You will notice that some of the things that mattered so much to you in college matter a lot less when you start your adult life. You will not be as overwhelmingly concerned with your reputation or your appearance or your overall image, because the small and suffocating bubble you once lived in has now expanded to include a much larger part of the world. Everyone you now care about is all over the place – all over the world – because the small pocket that your friends and acquaintances once lived in is no longer real. Your physical school is there, but your experience that occurred within it no longer exists outside of your own mind.

You will still care about things that are silly, like the way you look and the way people think about you. But adulthood also gives you an amount of space that you hadn’t previously had. You can try new things without having to explain yourself to every single person around you. You can create a relationship with yourself that you hadn’t previously had time or room to develop – you will learn how to be alone without feeling lonely, how to spend your evening hours without six or seven other roommates to keep you company, how to figure out exactly what it is that is going to bring you fulfillment outside of work or love.

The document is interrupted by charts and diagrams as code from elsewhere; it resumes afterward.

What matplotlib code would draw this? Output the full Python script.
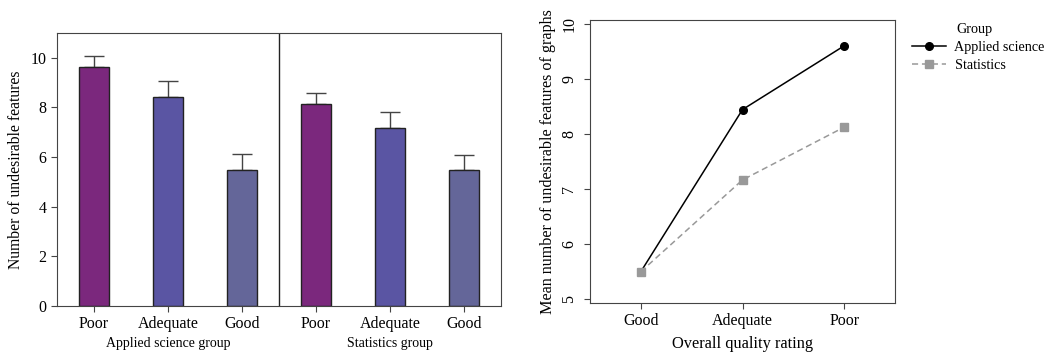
import matplotlib
matplotlib.use('Agg')
from matplotlib import pyplot
import numpy

pyplot.rcParams['font.family'] = ['Liberation Serif', 'DejaVu Serif']

# bar panel data
ratings_bar = ['Poor', 'Adequate', 'Good']
groups = ['Applied science group', 'Statistics group']
applied_means = [9.62, 8.44, 5.50]
applied_upper = [10.09, 9.07, 6.13]
stats_means = [8.13, 7.18, 5.50]
stats_upper = [8.60, 7.81, 6.09]
bar_colors = ['#7b287d', '#5a55a3', '#646699']

# line panel data
ratings_line = ['Good', 'Adequate', 'Poor']
applied_line = [5.50, 8.45, 9.61]
stats_line = [5.50, 7.17, 8.13]

fig = pyplot.figure(figsize=(10.47, 3.52), dpi=100)
W, H = 1047.0, 352.0

# left: bar chart with two groups in one frame
ax = fig.add_axes([57 / W, (H - 306) / H, 444 / W, 273 / H])
means = applied_means + stats_means
errs = [u - m for u, m in zip(applied_upper + stats_upper, means)]
x = numpy.arange(len(means))
ax.bar(x, means, width=0.4, color=bar_colors * 2, edgecolor='#222222',
       linewidth=1.0, zorder=2)
ax.errorbar(x, means, yerr=[numpy.zeros(len(errs)), errs], fmt='none',
            ecolor='#444444', elinewidth=1.0, capsize=7, capthick=1.0, zorder=1)
ax.axvline(2.5, color='#222222', linewidth=1.0)
ax.set_xlim(-0.5, 5.5)
ax.set_ylim(0, 11)
ax.set_xticks(x)
ax.set_xticklabels(ratings_bar * 2, fontsize=11.5)
ax.set_yticks([0, 2, 4, 6, 8, 10])
ax.tick_params(axis='y', labelsize=11.5, length=4, color='#444444')
ax.tick_params(axis='x', length=4, color='#444444')
ax.set_ylabel('Number of undesirable features', fontsize=11.3, labelpad=5)
for i, g in enumerate(groups):
    ax.text(1 + 3 * i, -0.137, g, transform=ax.get_xaxis_transform(),
            ha='center', va='center', fontsize=10)
for s in ax.spines.values():
    s.set_color('#444444')

# right: interaction line plot
ax2 = fig.add_axes([590 / W, (H - 303) / H, 305 / W, 283 / H])
xl = numpy.arange(len(ratings_line))
ax2.plot(xl, applied_line, color='black', linewidth=1.1, marker='o',
         markersize=5.5, label='Applied science')
ax2.plot(xl, stats_line, color='#999999', linewidth=1.1, linestyle='--',
         dashes=(4, 2.5), marker='s', markersize=5.5, label='Statistics')
ax2.set_xlim(-0.5, 2.5)
ax2.set_ylim(4.93, 10.08)
ax2.set_xticks(xl)
ax2.set_xticklabels(ratings_line, fontsize=11.5)
ax2.set_yticks([5, 6, 7, 8, 9, 10])
ax2.set_yticklabels(['5', '6', '7', '8', '9', '10'], rotation=90, va='center')
ax2.tick_params(axis='y', labelsize=11.5, length=4, color='#444444', pad=5)
ax2.tick_params(axis='x', length=4, color='#444444')
ax2.set_xlabel('Overall quality rating', fontsize=11.8, labelpad=5)
ax2.set_ylabel('Mean number of undesirable features of graphs', fontsize=11.6,
               labelpad=4)
for s in ax2.spines.values():
    s.set_color('#444444')

fig.text(956 / W, 1 - 30 / H, 'Group', ha='left', va='center', fontsize=10.2)
leg = ax2.legend(loc='upper left', bbox_to_anchor=(912 / W, 1 - 41 / H),
                 bbox_transform=fig.transFigure,
                 frameon=False, fontsize=10.2, borderpad=0, borderaxespad=0,
                 handlelength=2.4, handletextpad=0.6, labelspacing=0.35)

fig.savefig('out.png', dpi=100)
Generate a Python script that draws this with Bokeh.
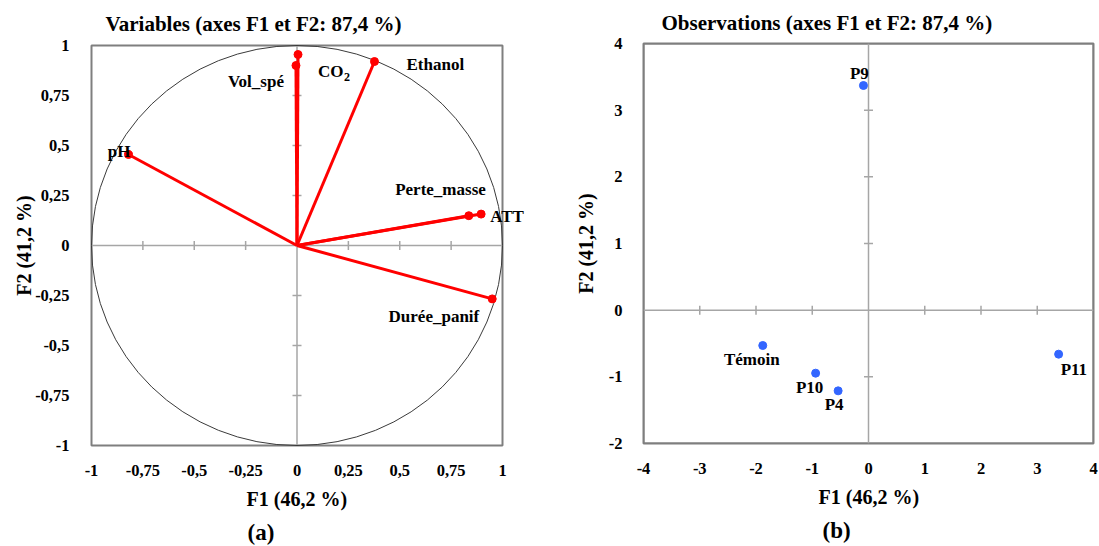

You will become invisible in the most freeing way possible. You will do things now because you want to or because you know it will be good for you; you are no longer doing things because that’s “the next step.” There are no more steps. Yes, there will be engagements and babies and moving and job promotions and other things, but there’s no timeline on that. You will feel the pressure to do many of these things, no doubt. But it’s going to be a different experience and a different situation for every single person, unlike the common timeline that many people experienced of starting college at eighteen and finishing at twenty-one or twenty-two.

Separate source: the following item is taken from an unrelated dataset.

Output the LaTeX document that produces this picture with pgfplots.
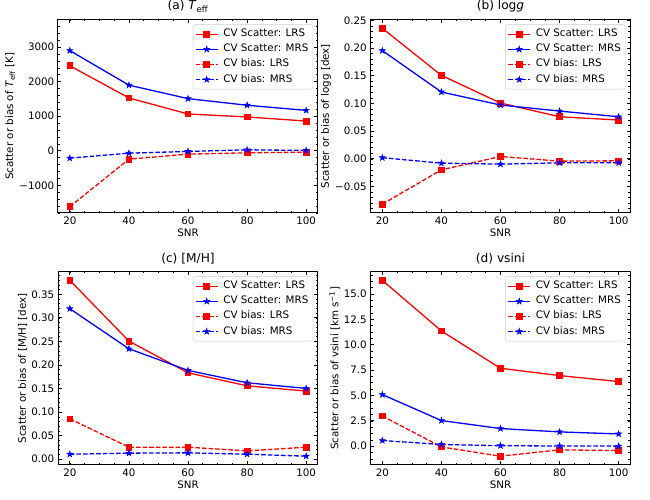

Now, everyone is going to go off in different directions. One of your classmates might get pregnant at twenty-three and another may end up taking a job that sends them to Europe for the next five years. One of your friends might meet someone and get engaged within the year, and someone else you know may have spent four years as a pre-med major, only to decide, after college, that music is their true calling.

Everything is different now. Everything is random and everybody will have a path that zigzags in a direction far away from yours. Everything is now going to revolve around the direction in which you want your life to go, instead of you trying to work around the standard series of events that society had laid out for you. You will have obstacles and horribly difficult periods of time and things that don’t happen the way that you want them to. But you will still be in control. You will be the one who decides what’s too important to never give up on, and what ultimately doesn’t really matter to you in the end.

You are becoming you, in a way that is even deeper and more solid and more complicated than the you that you discovered in college. Things will not be perfect anymore. Things will not be easy. Things will sit around until you make them happen. You will experience more self-doubt and struggle and uncertainty than you did in college. But that’s okay. Because that means you’re going to truly start breathing.